It may still get you some funny looks in the staff room, but knitting has come full circle in the trend stakes. Already gaining popularity in the US due to the publication of a funky knitting book aimed at young women (Stitch ‘n’ bitch by Debbie Stoller), the snapping of celebrities such as Julia Roberts and Elle MacPherson with needles in hand acted as the catalyst to a knitting craze among the young and hip.

Knitting as a craft can be traced back to Egypt at the beginning of the first millennium AD but, over time, and with the introduction of the knitting machine, it has become a social activity and now makes for a fantastic and rewarding hobby.

You only have to master two basic stitches – knit and purl – before a world of patterns and designs opens up to you. The rhythmic clacking of needles and repetitive looping of wool swiftly becomes a very therapeutic pastime – lulling you into an almost meditative state (until you drop a stitch!).

The equipment is fairly cheap, apart from the wool, but the sense of pride and achievement you feel in finishing each piece you knit more than makes up for the cost. You can pretty much guarantee that no-one else will be wearing the same hat, bag or jumper – or have decorated their sofa (or the waiting room chairs?) with the same cushions or throw.
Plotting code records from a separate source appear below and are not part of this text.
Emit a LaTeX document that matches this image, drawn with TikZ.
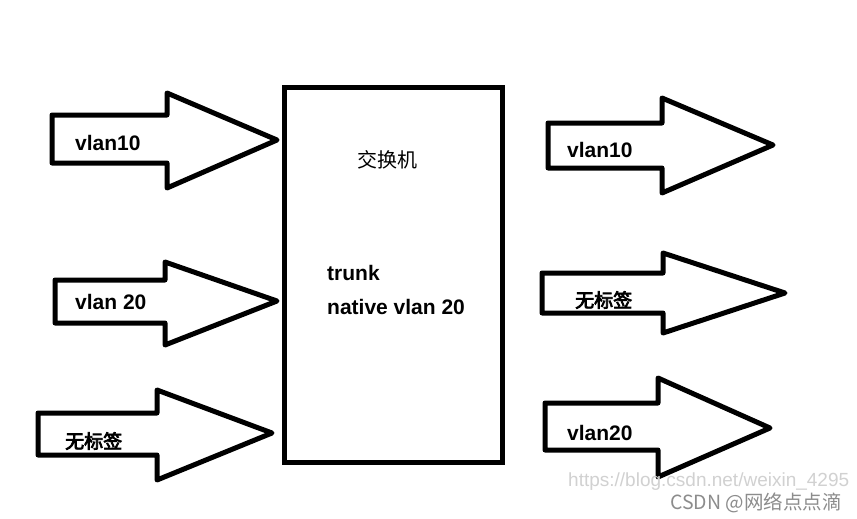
\documentclass[tikz,border=0pt]{standalone}
\usepackage{fontspec}
\setmainfont{Liberation Sans}
\newfontfamily\cjk{Noto Sans CJK SC}
\newfontfamily\cjkb{Noto Sans CJK SC}[FakeBold=4]
\begin{document}
\begin{tikzpicture}[x=1pt,y=-1pt,
  fatarrow/.style={draw=black,fill=white,line width=5pt,line join=round},
  lbl/.style={anchor=west,font=\fontsize{21}{23}\selectfont\bfseries,inner sep=0pt},
  zh/.style={anchor=west,font=\fontsize{19}{21}\selectfont\cjkb,inner sep=0pt},
  wm/.style={anchor=west,inner sep=0pt,text=black!18,font=\fontsize{19}{21}\selectfont}]
\useasboundingbox (0,0) rectangle (857,519);
\clip (0,0) rectangle (857,519);
\fill[white] (0,0) rectangle (857,519);
% left arrows
\draw[fatarrow] (52,115) -- (167,115) -- (167,93) -- (277,140) -- (167,188) -- (167,163) -- (52,163) -- cycle;
\draw[fatarrow] (55,280) -- (165,280) -- (165,262) -- (277,301) -- (165,345) -- (165,323) -- (55,323) -- cycle;
\draw[fatarrow] (38,413) -- (157,413) -- (157,390) -- (272,433) -- (157,480) -- (157,455) -- (38,455) -- cycle;
% right arrows
\draw[fatarrow] (548,123) -- (662,123) -- (662,98) -- (773,145) -- (662,193) -- (662,168) -- (548,168) -- cycle;
\draw[fatarrow] (542,273) -- (663,273) -- (663,253) -- (785,293) -- (663,333) -- (663,313) -- (542,313) -- cycle;
\draw[fatarrow] (545,403) -- (658,403) -- (658,378) -- (770,428) -- (658,477) -- (658,450) -- (545,450) -- cycle;
% switch
\node[draw=black,line width=5pt,minimum width=218pt,minimum height=375pt,inner sep=0pt,anchor=north west] (sw) at (282,85) {};
\node[anchor=center,font=\fontsize{20}{22}\selectfont\cjk,inner sep=0pt] (swname) at (387,160) {交换机};
\node[lbl] (trunk) at (327,273) {trunk};
\node[lbl] (native) at (327,307) {native vlan 20};
% labels
\node[lbl] (l1) at (75,143) {vlan10};
\node[lbl] (l2) at (75,302) {vlan 20};
\node[zh] (l3) at (65,441) {无标签};
\node[lbl] (r1) at (567,150) {vlan10};
\node[zh] (r2) at (575,300) {无标签};
\node[lbl] (r3) at (567,433) {vlan20};
% watermark
\node[wm] (wm1) at (568,482) {https://blog.csdn.net/weixin\_4295};
\node[wm,text=black!45,font=\fontsize{19.5}{21}\selectfont\cjk] (wm2) at (670,503) {CSDN @网络点点滴};
\end{tikzpicture}
\end{document}
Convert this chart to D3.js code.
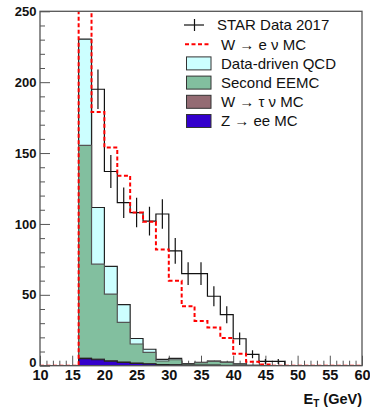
<!DOCTYPE html>
<html>
<head>
<meta charset="utf-8">
<script src="https://cdn.jsdelivr.net/npm/d3@7"></script>
<style>
  body { margin: 0; background: #fff; }
  svg { display: block; }
</style>
</head>
<body>
<svg id="chart" width="370" height="411"></svg>
<script>
// Lower edges of the 2 GeV E_T bins (10 - 60 GeV)
const binLow = [10,12,14,16,18,20,22,24,26,28,30,32,34,36,38,40,42,44,46,48,50,52,54,56,58];
const binWidth = 2;

// Events per bin
const starData = [0,0,0,0,195,137,115,108,102,107,81,65,65,49,36,19,8,3,3,0,0,0,0,0,0];
const wenuMC   = [0,0,0,285,179,154,134,108,101.5,82,60,42,31.6,27,19.6,8.5,2.7,0.8,0,0,0,0,0,0,0];
const qcd      = [0,0,0,75,40,19.6,12.5,3.9,2.2,1.2,1.0,0.3,0.2,0.2,0.2,0.2,0.1,0,0,0,0,0,0,0,0];
const eemc     = [0,0,0,150,67,47,28,13.4,8,2.5,3.5,0.7,1.6,2.6,2,0.9,0.2,0,0,0,0,0,0,0,0];
const wtau     = [0,0,0,0.4,0.4,0.3,0.3,0.2,0.2,0.1,0.2,0.2,0.3,0.3,0.2,0.1,0,0,0,0,0,0,0,0,0];
const zee      = [0,0,0,5,4.2,3.2,2.3,1.7,1.2,0.7,0.5,0.3,0.2,0.2,0.1,0.1,0,0,0,0,0,0,0,0,0];

// Axis ticks
const xMajor = [10,15,20,25,30,35,40,45,50,55,60];
const yMajor = [0,50,100,150,200,250];

const svg = d3.select("#chart");
const L = 40, R = 362, T = 11.3, B = 365.7;
const x = d3.scaleLinear().domain([10, 60]).range([L, R]);
const y = d3.scaleLinear().domain([0, 250]).range([B, T]);

const FONT = "'Liberation Sans', Arial, Helvetica, sans-serif";
const AXIS_COL = "#555";

svg.append("defs").append("clipPath").attr("id", "plot")
  .append("rect").attr("x", L).attr("y", T).attr("width", R - L).attr("height", B - T);

// ---- axes (ticks point into the frame) ----
const minorX = d3.range(10, 61, 1).filter(v => v % 5 !== 0);
const minorY = d3.range(0, 251, 10).filter(v => v % 50 !== 0);

const gx = svg.append("g").attr("transform", `translate(0,${B})`);
gx.call(d3.axisBottom(x).tickValues(minorX).tickSize(-5).tickFormat(""));
gx.call(g => g.select(".domain").remove());
const gx2 = svg.append("g").attr("transform", `translate(0,${B})`);
gx2.call(d3.axisBottom(x).tickValues(xMajor).tickSize(-10).tickPadding(4).tickFormat(d3.format("d")));
gx2.select(".domain").remove();
gx2.selectAll("text").attr("font-family", FONT).attr("font-size", 14.5).attr("font-weight", "bold")
  .attr("fill", "#111").attr("dy", "0.72em").attr("y", 4);

const gy = svg.append("g").attr("transform", `translate(${L},0)`);
gy.call(d3.axisLeft(y).tickValues(minorY).tickSize(-5).tickFormat(""));
gy.select(".domain").remove();
const gy2 = svg.append("g").attr("transform", `translate(${L},0)`);
gy2.call(d3.axisLeft(y).tickValues(yMajor).tickSize(-10).tickPadding(4).tickFormat(d3.format("d")));
gy2.select(".domain").remove();
gy2.selectAll("text").attr("font-family", FONT).attr("font-size", 13).attr("font-weight", "bold")
  .attr("fill", "#111").attr("x", -3.5);
// the zero label sits a little higher so it clears the x labels
gy2.selectAll(".tick").filter(d => d === 0).select("text").attr("dy", "0.05em");
svg.selectAll(".tick line").attr("stroke", AXIS_COL).attr("stroke-width", 1);

// ---- histogram helpers ----
function stepPoints(vals) {
  const pts = binLow.map((lo, i) => ({ x: lo, v: vals[i] }));
  pts.push({ x: binLow[binLow.length - 1] + binWidth, v: vals[vals.length - 1] });
  return pts;
}
const stepLine = d3.line().x(d => x(d.x)).y(d => y(d.v)).curve(d3.curveStepAfter);
const stepArea = d3.area().x(d => x(d.x)).y0(y(0)).y1(d => y(d.v)).curve(d3.curveStepAfter);

const plot = svg.append("g").attr("clip-path", "url(#plot)");

// ---- STAR data: step outline with Poisson error bars (drawn beneath the stack) ----
plot.append("path").attr("d", stepLine(stepPoints(starData)))
  .attr("fill", "none").attr("stroke", "#111").attr("stroke-width", 1.2);
plot.selectAll("line.err").data(binLow.map((lo, i) => ({ c: lo + binWidth / 2, v: starData[i] })).filter(d => d.v > 0))
  .join("line").attr("class", "err")
  .attr("x1", d => x(d.c)).attr("x2", d => x(d.c))
  .attr("y1", d => y(d.v - Math.sqrt(d.v))).attr("y2", d => y(d.v + Math.sqrt(d.v)))
  .attr("stroke", "#111").attr("stroke-width", 1.2);

// ---- stacked backgrounds, drawn as cumulative histograms ----
const rows = binLow.map((lo, i) => ({ zee: zee[i], wtau: wtau[i], eemc: eemc[i], qcd: qcd[i] }));
const layers = d3.stack().keys(["zee", "wtau", "eemc", "qcd"])(rows);
const styles = {
  qcd:  { fill: "#ccffff", stroke: "#222" },
  eemc: { fill: "#82bf9f", stroke: "#555" },
  wtau: { fill: "#946b73", stroke: "#444" },
  zee:  { fill: "#3300cc", stroke: "#222" }
};
layers.slice().reverse().forEach(layer => {
  const top = layer.map(d => d[1]);
  const pts = stepPoints(top);
  const st = styles[layer.key];
  plot.append("path").attr("d", stepArea(pts)).attr("fill", st.fill).attr("stroke", "none");
  plot.append("path").attr("d", stepLine(pts)).attr("fill", "none")
    .attr("stroke", st.stroke).attr("stroke-width", 1.2);
});

// ---- W -> e nu MC ----
plot.append("path").attr("d", stepLine(stepPoints(wenuMC)))
  .attr("fill", "none").attr("stroke", "#ff0000").attr("stroke-width", 2)
  .attr("stroke-dasharray", "4,2.5");

// ---- frame ----
svg.append("rect").attr("x", L).attr("y", T).attr("width", R - L).attr("height", B - T)
  .attr("fill", "none").attr("stroke", AXIS_COL).attr("stroke-width", 1.3);

// ---- axis title ----
const xt = svg.append("text").attr("x", R).attr("y", 404).attr("text-anchor", "end")
  .attr("font-family", FONT).attr("font-size", 14.5).attr("font-weight", "bold").attr("fill", "#111");
xt.append("tspan").text("E");
xt.append("tspan").attr("font-size", 10).attr("dy", 3).text("T");
xt.append("tspan").attr("dy", -3).text(" (GeV)");

// ---- legend ----
const legendLabels = ["STAR Data 2017", "W \u2192 e \u03bd MC", "Data-driven QCD", "Second EEMC", "W \u2192 \u03c4 \u03bd MC", "Z \u2192 ee MC"];
const legendKinds = ["data", "line", "qcd", "eemc", "wtau", "zee"];
const lg = svg.append("g");
legendLabels.forEach((lab, i) => {
  const cy = 25 + 19.2 * i;
  const kind = legendKinds[i];
  if (kind === "data") {
    lg.append("line").attr("x1", 184).attr("x2", 204).attr("y1", cy).attr("y2", cy).attr("stroke", "#111").attr("stroke-width", 1.2);
    lg.append("line").attr("x1", 194.5).attr("x2", 194.5).attr("y1", cy - 6).attr("y2", cy + 6).attr("stroke", "#111").attr("stroke-width", 1.2);
  } else if (kind === "line") {
    lg.append("line").attr("x1", 185).attr("x2", 211).attr("y1", cy).attr("y2", cy)
      .attr("stroke", "#ff0000").attr("stroke-width", 2).attr("stroke-dasharray", "4,2.5");
  } else {
    lg.append("rect").attr("x", 186.5).attr("y", cy - 6.5).attr("width", 24.5).attr("height", 13)
      .attr("fill", styles[kind].fill).attr("stroke", "#333").attr("stroke-width", 1);
  }
  lg.append("text").attr("x", i === 0 ? 217 : 221).attr("y", cy + 5.4)
    .attr("font-family", FONT).attr("font-size", 15).attr("fill", "#111").text(lab);
});
</script>
</body>
</html>
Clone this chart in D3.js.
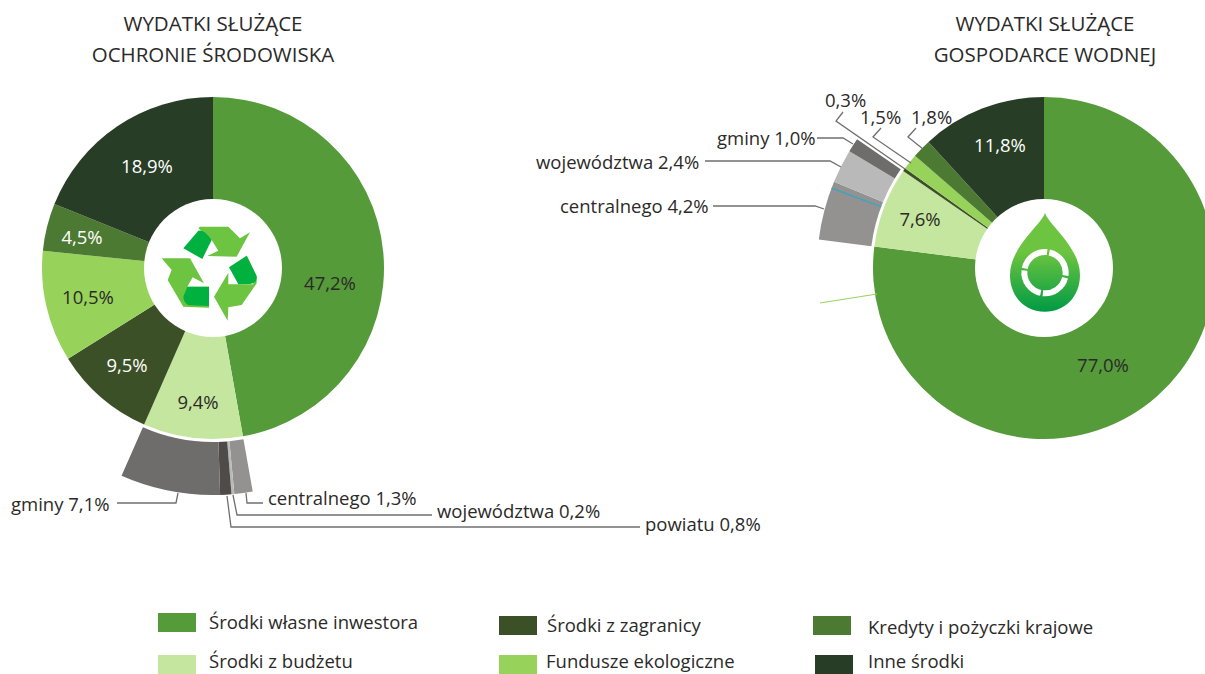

In the last two centuries, knitting has come in and out of fashion many times but with the wealth of information and support available this time round and the backup of the internet, it looks as though the widespread popularity of knitting across the western world is here to stay. Equipment, materials and patterns can be bought from department stores and haberdashers throughout the UK (and are even available in Topshop!) and from numerous websites.

Knitters are no longer as easy to classify as the rocking-chair hugging, bespectacled grannies of yesteryear. The hundreds of modern patterns and baffling variety of colours and textures of wool available reflect the variety of people interested in the craft – you only have to look at the knitting blogs online to see that men and women in their teens through to their 40s have taken up the hobby with a passion. Would you believe that the penguin pictured here was knitted by a man in his twenties?!